Now check out our tips on buying a high-mileage motorcycle.
Type of bike and use
Whether high mileage is an issue could depend on the type of bike.
High mileage over a short period is not an indication of misuse. Touring bikes do this and they often have a long life.
Some engines, for example, are under-stressed and last a long time. Flat-cylinder engines, large-capacity V-twins, multi-cylinder engines, most cruisers and liquid-cooled engines will provide many more miles/kays of life than high-stressed, high-revving, single-cylinder, air-cooled engines.
If they claim to have had an engine rebuild, check the receipts for accuracy and date/odo.
Dirt and adventure bikes usually have had a much harder life than most other bikes. In particular, check the steering head bearings and fork seals which can be damaged from rough terrain and frequent wheelies.
Adventure bikes also get very dirty and may not have been cleaned as often. This can lead to problems with rust.
You also need to check how the bike’s kays were accumulated.
Many riders rack up big numbers on their odo without encountering a lot of problems.
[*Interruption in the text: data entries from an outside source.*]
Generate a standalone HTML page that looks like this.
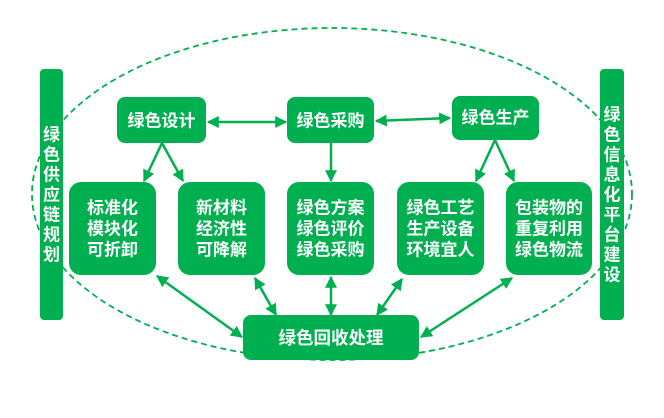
<!DOCTYPE html>
<html>
<head>
<meta charset="utf-8">
<style>
html,body{margin:0;padding:0;background:#fff;}
svg{display:block;}
text{font-family:"Liberation Sans","Noto Sans CJK SC",sans-serif;font-weight:bold;fill:#fff;}
</style>
</head>
<body>
<svg width="664" height="418" viewBox="0 0 664 418" xmlns="http://www.w3.org/2000/svg">
<defs>
<marker id="ah" markerUnits="userSpaceOnUse" markerWidth="12" markerHeight="12" viewBox="0 0 10 10" refX="9" refY="5" orient="auto-start-reverse">
<path d="M0,0 L10,5 L0,10 z" fill="#00B050"/>
</marker>
</defs>

<!-- dashed ellipse -->
<ellipse cx="332" cy="194" rx="300" ry="166" fill="none" stroke="#00B050" stroke-width="1.8" stroke-dasharray="6,4"/>

<!-- side bars -->
<rect x="40" y="69" width="23" height="251" rx="4" fill="#00B050"/>
<rect x="600" y="69" width="24" height="251" rx="4" fill="#00B050"/>

<g font-size="17" text-anchor="middle" dominant-baseline="central">
<text x="51.5" y="135">绿</text>
<text x="51.5" y="155">色</text>
<text x="51.5" y="175">供</text>
<text x="51.5" y="195">应</text>
<text x="51.5" y="215">链</text>
<text x="51.5" y="235">规</text>
<text x="51.5" y="255">划</text>

<text x="612" y="115">绿</text>
<text x="612" y="135">色</text>
<text x="612" y="155">信</text>
<text x="612" y="175">息</text>
<text x="612" y="195">化</text>
<text x="612" y="215">平</text>
<text x="612" y="235">台</text>
<text x="612" y="255">建</text>
<text x="612" y="275">设</text>
</g>

<!-- arrows -->
<g stroke="#00B050" stroke-width="2.5" fill="none">
<line x1="208" y1="122" x2="286" y2="122" marker-start="url(#ah)" marker-end="url(#ah)"/>
<line x1="376" y1="121" x2="450" y2="118" marker-start="url(#ah)" marker-end="url(#ah)"/>
<line x1="331" y1="143" x2="331" y2="181" marker-end="url(#ah)"/>
<line x1="162" y1="143" x2="144" y2="181" marker-end="url(#ah)"/>
<line x1="162" y1="143" x2="183" y2="181" marker-end="url(#ah)"/>
<line x1="495" y1="140" x2="476" y2="181" marker-end="url(#ah)"/>
<line x1="495" y1="140" x2="514" y2="181" marker-end="url(#ah)"/>
<line x1="157" y1="276" x2="242" y2="337" marker-start="url(#ah)" marker-end="url(#ah)"/>
<line x1="255" y1="278" x2="276" y2="315" marker-start="url(#ah)" marker-end="url(#ah)"/>
<line x1="331" y1="277" x2="331" y2="315" marker-start="url(#ah)" marker-end="url(#ah)"/>
<line x1="402" y1="279" x2="377" y2="315" marker-start="url(#ah)" marker-end="url(#ah)"/>
<line x1="512" y1="278" x2="421" y2="337" marker-start="url(#ah)" marker-end="url(#ah)"/>
</g>

<!-- top boxes -->
<rect x="117" y="97" width="89" height="46" rx="8" fill="#00B050"/>
<rect x="287" y="97" width="87" height="46" rx="8" fill="#00B050"/>
<rect x="452" y="96" width="87" height="44" rx="8" fill="#00B050"/>

<!-- middle boxes -->
<rect x="69" y="182" width="87" height="93" rx="12" fill="#00B050"/>
<rect x="178" y="182" width="87" height="93" rx="12" fill="#00B050"/>
<rect x="287" y="182" width="87" height="93" rx="12" fill="#00B050"/>
<rect x="397" y="182" width="87" height="93" rx="12" fill="#00B050"/>
<rect x="506" y="182" width="86" height="93" rx="12" fill="#00B050"/>

<!-- bottom box -->
<rect x="243" y="315" width="176" height="45" rx="8" fill="#00B050"/>

<g font-size="17" text-anchor="middle" dominant-baseline="central">
<text x="161.5" y="121">绿色设计</text>
<text x="330.5" y="121">绿色采购</text>
<text x="495.5" y="118">绿色生产</text>

<text x="112.5" y="208">标准化</text>
<text x="112.5" y="229">模块化</text>
<text x="112.5" y="250">可折卸</text>

<text x="221.5" y="208">新材料</text>
<text x="221.5" y="229">经济性</text>
<text x="221.5" y="250">可降解</text>

<text x="330.5" y="208">绿色方案</text>
<text x="330.5" y="229">绿色评价</text>
<text x="330.5" y="250">绿色采购</text>

<text x="440.5" y="208">绿色工艺</text>
<text x="440.5" y="229">生产设备</text>
<text x="440.5" y="250">环境宜人</text>

<text x="549" y="208">包装物的</text>
<text x="549" y="229">重复利用</text>
<text x="549" y="250">绿色物流</text>

<text x="331" y="338" font-size="17.5">绿色回收处理</text>
</g>
</svg>
</body>
</html>
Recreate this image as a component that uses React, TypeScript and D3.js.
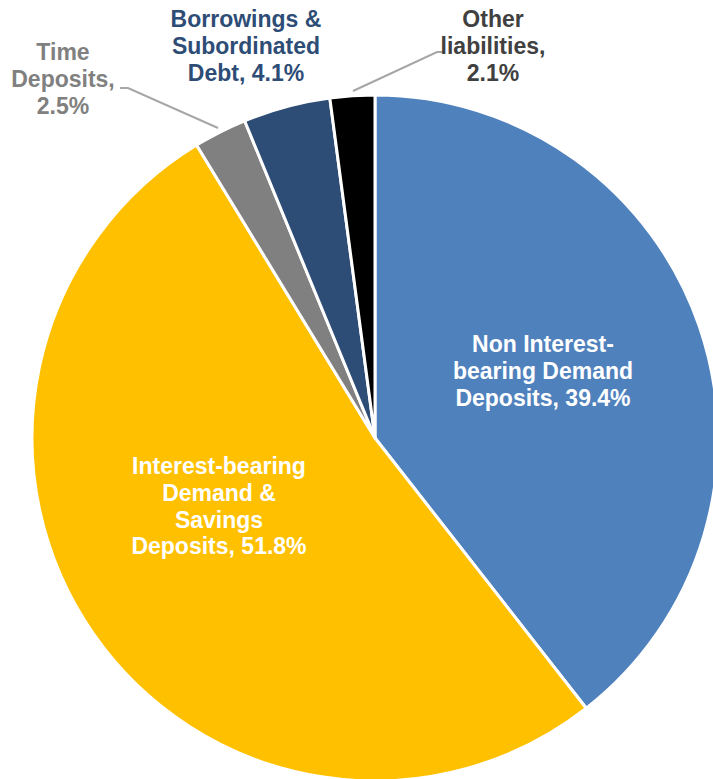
import React from "react";
import * as d3 from "d3";

const categories = [
  "Non Interest-bearing Demand Deposits",
  "Interest-bearing Demand & Savings Deposits",
  "Time Deposits",
  "Borrowings & Subordinated Debt",
  "Other liabilities",
];
const values = [39.4, 51.8, 2.5, 4.1, 2.1];
const colors = ["#4F81BD", "#FFC000", "#808080", "#2E4D76", "#000000"];
const labelLines = [
  ["Non Interest-", "bearing Demand", "Deposits, 39.4%"],
  ["Interest-bearing", "Demand &", "Savings", "Deposits, 51.8%"],
  ["Time", "Deposits,", "2.5%"],
  ["Borrowings &", "Subordinated", "Debt, 4.1%"],
  ["Other", "liabilities,", "2.1%"],
];
const labelColors = ["#FFFFFF", "#FFFFFF", "#808080", "#2E4D76", "#404040"];

export default function App() {
  const W = 713, H = 779;
  const cx = 375, cy = 438, r = 343;
  const pie = d3.pie<number>().sort(null).value((d) => d);
  const arcs = pie(values);
  const arc = d3.arc<d3.PieArcDatum<number>>().innerRadius(0).outerRadius(r);
  const labelPos: [number, number][] = [
    [543, 352],
    [219, 474],
    [63, 60],
    [246, 27],
    [493, 27],
  ];
  const lh = 26.8;
  const leaders: [number, number][][] = [
    [],
    [],
    [[120, 88], [128, 88], [218, 128]],
    [],
    [[353, 91], [437, 52], [444, 52]],
  ];
  return (
    <svg width={W} height={H} style={{ position: "absolute", left: 0, top: 0 }}>
      <rect width={W} height={H} fill="#fff" />
      <g transform={`translate(${cx},${cy})`}>
        {arcs.map((a, i) => (
          <path key={categories[i]} d={arc(a) || ""} fill={colors[i]} stroke="#fff" strokeWidth={3} strokeLinejoin="round" />
        ))}
      </g>
      {leaders.map((pts, i) =>
        pts.length ? (
          <polyline key={"l" + i} points={pts.map((p) => p.join(",")).join(" ")} fill="none" stroke="#A6A6A6" strokeWidth={2} />
        ) : null
      )}
      {labelLines.map((lines, i) => (
        <text
          key={"t" + i}
          x={labelPos[i][0]}
          y={labelPos[i][1]}
          textAnchor="middle"
          fontFamily="Liberation Sans, Arial, sans-serif"
          fontWeight="bold"
          fontSize={23}
          fill={labelColors[i]}
        >
          {lines.map((l, j) => (
            <tspan key={j} x={labelPos[i][0]} y={labelPos[i][1] + j * lh}>
              {l}
            </tspan>
          ))}
        </text>
      ))}
    </svg>
  );
}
Go to the owner’s home and check out where they store the bike. Is it sitting in the back yard with no cover, or is it in a hermetically sealed cabinet in their living room?
An old bike with low kilometres might seem attractive, but it could have been left in the shed for years where rust can get into the tank, seals can dry up and crack, and fuel can go off, clogging carbie jets.
A bike that has been regularly used is better than one that has been unused for a long time.
Check the log/service book to see how regularly service intervals were reached and make sure every service has been done and stamped.
I hope you score a well-cared-for gem that gives you many more years of fun.
However, be aware that almost all high-mileage bikes will need some sort of repair work shortly after you buy them.
Don’t be surprised; be prepared!
Make sure you keep some of your budget aside for repairs and maintenance.